TRIBUNNEWS.COM, JAKARTA - Anggota fraksi Golkar DPRD Banten Adde Rosi Khoerunnisa mengaku tidak pernah tahu soal permohonan uang Rp 10 miliar dari rekannya kepada Direktur Utama PT Banten Global Development Ricky Tampinongkol.
Soal permintaan tersebut diungkapkan Gubernur Banten Rano Karno saat diperiksa penyidik Komisi Pemberantasan Korupsi (KPK), pekan lalu.
"Nggak tahu. Intinya kami nggak tahu. Kami nggak pernah terima atau pun tahu," kata Adde usai diperiksa penyidik di KPK, Jakarta, Senin (11/1/2016).
Adde sendiri ketika ditanya mengenai soal dugaan permintaan uang tersebut selalu menghindar. Adde berkilah agar media bertanya kepada penyidik mengenai aliran uang tersebut.
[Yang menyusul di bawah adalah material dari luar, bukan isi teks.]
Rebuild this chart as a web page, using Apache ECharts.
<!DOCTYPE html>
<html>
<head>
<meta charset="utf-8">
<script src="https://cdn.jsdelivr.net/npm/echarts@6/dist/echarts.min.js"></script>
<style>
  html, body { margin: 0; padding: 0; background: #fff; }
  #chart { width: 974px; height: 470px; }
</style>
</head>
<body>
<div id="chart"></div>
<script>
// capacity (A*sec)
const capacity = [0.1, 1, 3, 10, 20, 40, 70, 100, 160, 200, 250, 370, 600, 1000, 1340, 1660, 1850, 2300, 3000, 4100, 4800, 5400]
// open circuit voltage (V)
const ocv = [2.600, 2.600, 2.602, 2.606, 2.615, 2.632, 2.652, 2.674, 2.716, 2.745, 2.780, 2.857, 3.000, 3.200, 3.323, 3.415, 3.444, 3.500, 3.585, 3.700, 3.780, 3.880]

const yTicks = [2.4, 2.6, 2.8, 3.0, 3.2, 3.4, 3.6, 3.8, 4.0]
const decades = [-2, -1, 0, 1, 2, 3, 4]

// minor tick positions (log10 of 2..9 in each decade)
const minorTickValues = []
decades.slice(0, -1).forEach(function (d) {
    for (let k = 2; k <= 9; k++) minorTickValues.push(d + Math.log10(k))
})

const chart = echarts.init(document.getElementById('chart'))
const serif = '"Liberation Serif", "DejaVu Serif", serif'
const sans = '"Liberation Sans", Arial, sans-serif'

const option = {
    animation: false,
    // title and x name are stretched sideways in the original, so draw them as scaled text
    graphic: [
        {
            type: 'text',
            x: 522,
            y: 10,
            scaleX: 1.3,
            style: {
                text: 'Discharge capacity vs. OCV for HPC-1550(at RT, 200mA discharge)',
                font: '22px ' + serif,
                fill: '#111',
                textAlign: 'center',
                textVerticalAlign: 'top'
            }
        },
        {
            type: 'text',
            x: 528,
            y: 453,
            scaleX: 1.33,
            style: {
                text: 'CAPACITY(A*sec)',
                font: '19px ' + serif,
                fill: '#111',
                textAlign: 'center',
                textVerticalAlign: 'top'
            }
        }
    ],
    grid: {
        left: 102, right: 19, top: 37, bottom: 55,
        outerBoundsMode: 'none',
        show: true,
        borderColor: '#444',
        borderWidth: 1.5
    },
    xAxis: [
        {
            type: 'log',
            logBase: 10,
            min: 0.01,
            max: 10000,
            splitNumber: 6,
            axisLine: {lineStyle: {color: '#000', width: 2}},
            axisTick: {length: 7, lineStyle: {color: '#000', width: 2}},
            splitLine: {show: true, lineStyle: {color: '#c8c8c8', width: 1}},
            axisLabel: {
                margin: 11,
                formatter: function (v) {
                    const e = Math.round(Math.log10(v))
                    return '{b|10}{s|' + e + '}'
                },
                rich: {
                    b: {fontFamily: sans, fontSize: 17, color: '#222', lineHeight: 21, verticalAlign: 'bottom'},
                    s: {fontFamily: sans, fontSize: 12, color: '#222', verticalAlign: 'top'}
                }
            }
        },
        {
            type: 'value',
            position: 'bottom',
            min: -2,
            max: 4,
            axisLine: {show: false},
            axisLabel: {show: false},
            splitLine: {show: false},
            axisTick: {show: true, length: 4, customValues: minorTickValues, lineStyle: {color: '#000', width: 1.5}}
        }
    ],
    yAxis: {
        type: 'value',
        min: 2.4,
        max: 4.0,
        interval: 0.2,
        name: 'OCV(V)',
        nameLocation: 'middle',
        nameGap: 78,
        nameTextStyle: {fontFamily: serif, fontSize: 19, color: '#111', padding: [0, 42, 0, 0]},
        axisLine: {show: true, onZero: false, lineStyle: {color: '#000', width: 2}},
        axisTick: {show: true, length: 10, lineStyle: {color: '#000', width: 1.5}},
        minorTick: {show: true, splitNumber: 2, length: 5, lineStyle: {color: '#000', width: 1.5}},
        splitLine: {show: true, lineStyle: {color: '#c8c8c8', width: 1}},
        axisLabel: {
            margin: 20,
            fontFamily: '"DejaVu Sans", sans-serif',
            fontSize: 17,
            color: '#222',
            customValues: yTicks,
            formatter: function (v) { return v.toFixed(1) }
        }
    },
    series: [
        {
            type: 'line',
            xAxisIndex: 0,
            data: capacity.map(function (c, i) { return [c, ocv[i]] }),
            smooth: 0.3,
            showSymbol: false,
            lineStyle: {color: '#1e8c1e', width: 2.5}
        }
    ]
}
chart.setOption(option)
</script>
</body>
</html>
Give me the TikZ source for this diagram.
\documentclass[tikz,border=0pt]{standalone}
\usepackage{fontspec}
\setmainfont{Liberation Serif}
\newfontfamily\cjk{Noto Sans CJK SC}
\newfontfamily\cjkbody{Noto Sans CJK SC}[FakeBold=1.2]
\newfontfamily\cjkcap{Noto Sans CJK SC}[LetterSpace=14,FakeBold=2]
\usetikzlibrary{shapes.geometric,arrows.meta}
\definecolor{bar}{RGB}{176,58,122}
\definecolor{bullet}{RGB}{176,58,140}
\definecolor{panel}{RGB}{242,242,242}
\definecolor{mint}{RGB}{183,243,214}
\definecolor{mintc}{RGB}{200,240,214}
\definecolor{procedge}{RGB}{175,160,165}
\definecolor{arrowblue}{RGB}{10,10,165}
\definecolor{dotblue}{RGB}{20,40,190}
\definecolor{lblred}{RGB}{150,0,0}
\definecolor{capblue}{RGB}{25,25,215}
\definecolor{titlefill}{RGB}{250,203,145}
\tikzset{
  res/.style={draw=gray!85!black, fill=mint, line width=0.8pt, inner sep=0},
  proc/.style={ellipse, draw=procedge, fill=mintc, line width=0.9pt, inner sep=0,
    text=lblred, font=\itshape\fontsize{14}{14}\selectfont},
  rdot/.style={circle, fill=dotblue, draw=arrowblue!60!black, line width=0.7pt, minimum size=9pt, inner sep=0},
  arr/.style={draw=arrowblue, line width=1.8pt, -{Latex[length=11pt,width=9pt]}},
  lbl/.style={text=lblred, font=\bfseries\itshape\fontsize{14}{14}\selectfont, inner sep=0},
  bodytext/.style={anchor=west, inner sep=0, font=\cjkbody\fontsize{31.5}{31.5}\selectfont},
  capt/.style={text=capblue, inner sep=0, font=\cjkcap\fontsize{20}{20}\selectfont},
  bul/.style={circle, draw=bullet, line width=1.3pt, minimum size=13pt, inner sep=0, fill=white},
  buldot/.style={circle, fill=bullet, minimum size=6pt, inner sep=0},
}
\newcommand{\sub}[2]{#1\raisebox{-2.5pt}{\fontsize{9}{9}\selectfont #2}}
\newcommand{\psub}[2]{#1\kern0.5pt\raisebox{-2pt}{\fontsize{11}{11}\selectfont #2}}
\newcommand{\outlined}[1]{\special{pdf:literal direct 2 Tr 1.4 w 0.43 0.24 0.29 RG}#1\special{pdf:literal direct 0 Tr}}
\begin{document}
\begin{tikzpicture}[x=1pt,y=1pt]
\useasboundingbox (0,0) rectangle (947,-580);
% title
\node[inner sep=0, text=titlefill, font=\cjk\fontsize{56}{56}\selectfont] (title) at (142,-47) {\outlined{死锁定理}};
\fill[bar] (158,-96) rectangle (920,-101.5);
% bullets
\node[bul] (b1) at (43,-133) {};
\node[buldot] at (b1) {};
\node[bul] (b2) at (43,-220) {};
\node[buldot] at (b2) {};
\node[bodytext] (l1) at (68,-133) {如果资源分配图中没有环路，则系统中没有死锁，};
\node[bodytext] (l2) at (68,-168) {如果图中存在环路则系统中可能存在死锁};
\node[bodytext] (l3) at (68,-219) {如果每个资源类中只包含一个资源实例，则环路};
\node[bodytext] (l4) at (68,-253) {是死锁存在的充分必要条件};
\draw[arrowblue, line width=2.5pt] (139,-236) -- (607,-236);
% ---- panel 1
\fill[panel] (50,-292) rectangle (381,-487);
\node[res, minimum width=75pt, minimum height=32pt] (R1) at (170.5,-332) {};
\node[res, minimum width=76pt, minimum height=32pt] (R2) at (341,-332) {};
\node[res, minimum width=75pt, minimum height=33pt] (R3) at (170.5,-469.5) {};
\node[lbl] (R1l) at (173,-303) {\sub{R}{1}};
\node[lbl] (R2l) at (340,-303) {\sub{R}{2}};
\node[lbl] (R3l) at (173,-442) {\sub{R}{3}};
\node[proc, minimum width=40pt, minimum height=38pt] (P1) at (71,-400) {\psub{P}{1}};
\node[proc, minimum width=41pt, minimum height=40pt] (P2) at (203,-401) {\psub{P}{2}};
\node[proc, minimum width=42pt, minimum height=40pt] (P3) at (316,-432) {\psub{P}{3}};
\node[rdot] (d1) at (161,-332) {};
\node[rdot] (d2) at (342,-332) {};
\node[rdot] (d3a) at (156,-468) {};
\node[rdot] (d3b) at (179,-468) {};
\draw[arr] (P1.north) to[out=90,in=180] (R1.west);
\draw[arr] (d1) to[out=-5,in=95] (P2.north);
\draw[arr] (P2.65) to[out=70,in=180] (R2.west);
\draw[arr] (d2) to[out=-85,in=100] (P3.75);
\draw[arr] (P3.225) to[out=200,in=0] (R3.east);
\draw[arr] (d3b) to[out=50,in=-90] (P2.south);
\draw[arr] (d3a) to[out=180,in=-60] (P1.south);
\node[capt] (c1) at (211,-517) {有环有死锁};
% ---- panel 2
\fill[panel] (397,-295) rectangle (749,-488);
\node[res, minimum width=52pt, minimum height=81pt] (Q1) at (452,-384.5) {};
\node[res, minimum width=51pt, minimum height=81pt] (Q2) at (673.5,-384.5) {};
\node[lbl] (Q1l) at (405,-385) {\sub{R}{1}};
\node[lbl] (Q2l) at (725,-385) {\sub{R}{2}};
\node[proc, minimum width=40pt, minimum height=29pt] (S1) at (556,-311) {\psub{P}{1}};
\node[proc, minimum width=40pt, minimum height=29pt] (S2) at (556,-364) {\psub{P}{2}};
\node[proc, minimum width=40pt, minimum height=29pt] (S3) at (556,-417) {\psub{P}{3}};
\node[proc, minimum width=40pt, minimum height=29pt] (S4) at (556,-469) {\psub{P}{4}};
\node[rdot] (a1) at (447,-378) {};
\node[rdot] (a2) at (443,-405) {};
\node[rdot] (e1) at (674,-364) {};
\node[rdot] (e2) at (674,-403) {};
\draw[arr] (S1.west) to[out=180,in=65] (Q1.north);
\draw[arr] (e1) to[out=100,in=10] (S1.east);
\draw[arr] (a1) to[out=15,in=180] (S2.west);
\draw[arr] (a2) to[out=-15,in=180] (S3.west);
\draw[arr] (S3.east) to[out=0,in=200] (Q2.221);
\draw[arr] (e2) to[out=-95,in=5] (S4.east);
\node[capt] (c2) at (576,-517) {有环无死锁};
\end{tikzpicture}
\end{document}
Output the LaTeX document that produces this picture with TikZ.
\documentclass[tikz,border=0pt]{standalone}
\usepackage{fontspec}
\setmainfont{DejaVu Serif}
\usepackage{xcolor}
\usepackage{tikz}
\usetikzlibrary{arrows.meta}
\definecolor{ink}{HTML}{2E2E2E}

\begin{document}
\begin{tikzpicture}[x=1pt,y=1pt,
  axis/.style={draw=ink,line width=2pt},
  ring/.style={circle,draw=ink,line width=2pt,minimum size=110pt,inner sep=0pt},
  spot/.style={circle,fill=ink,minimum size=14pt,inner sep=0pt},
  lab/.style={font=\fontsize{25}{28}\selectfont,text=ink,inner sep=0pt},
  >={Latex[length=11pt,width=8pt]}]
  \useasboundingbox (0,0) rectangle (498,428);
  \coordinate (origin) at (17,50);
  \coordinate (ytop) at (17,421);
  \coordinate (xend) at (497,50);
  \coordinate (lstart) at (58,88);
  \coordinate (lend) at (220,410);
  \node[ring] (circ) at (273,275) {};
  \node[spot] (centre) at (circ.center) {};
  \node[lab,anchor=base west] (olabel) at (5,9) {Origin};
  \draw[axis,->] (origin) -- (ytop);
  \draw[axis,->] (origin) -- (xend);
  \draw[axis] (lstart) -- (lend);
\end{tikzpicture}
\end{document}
"Tanya aja ke penyidik. Yang penting penjelasan saya sudah saya sampaikan ke penyidik," elak Adde.
Anggota Badan Anggaran DPRD Banten itu pun mengaku selama berjam-jam diperiksa, penyidik tidak bertanya mengenai aliran uang haram tersebut. Lagipula, Adde mengaku tidak terlalu mengetahui proses pembentukan Bank Banten tersebut.
"Saya nggak tahu detail. Karena saya udah sampaikan saya jarang ikuti rapat-rapat. Saya nggak tahu detail karena Golkar dari awal nolak," tutur menantu Ratu Atut Chosiyah itu.
Ini bukanlah kali pertama Adde diperiksa. Istri Anggota DPR RI Andika Harzrumy pernah diperika pada Desember 2015 terkait kasus tersebut.
Sekedar informasi, KPK menetapkan Direktur Utama PT Banten Global Development Ricky Tampinongkol, Ketua Komisi III DPRD Banten Tri Satriya dan Wakil Ketua DPRD Banten SM Hartono sebagai tersangka usai suap penangkapan ketiganya di kawasan Serpong, Tangerang, beberapa waktu lalu.
Ketiganya sedang serah terima uang 11.000 dolar AS dan Rp 60 juta terkait suap pengesahan APBD Banten TA 2016 untuk pembentukan Bank Banten.
Hartono dan Tri diduga sebagai penerima suap dan disangka melanggar Pasal 12 huruf a atau b atau Pasal 11 Undang-Undang Nomor 31Tahun 1999 tentang Pemberantasan Tindak Pidana Korupsi sebagaimana telah diubah dengan Undang-undang Nomor 20 tahun 2001 Jo Pasal 55 ayat (1) ke 1 KUHP.
Sementara, Ricky diduga sebagai pemberi suap dan disangka Pasal 5 ayat 1 a atau b atau 13 Undang-Undang Nomor 31 Tahun 1999 tentang Pemberantasan Tindak Pidana Korupsi.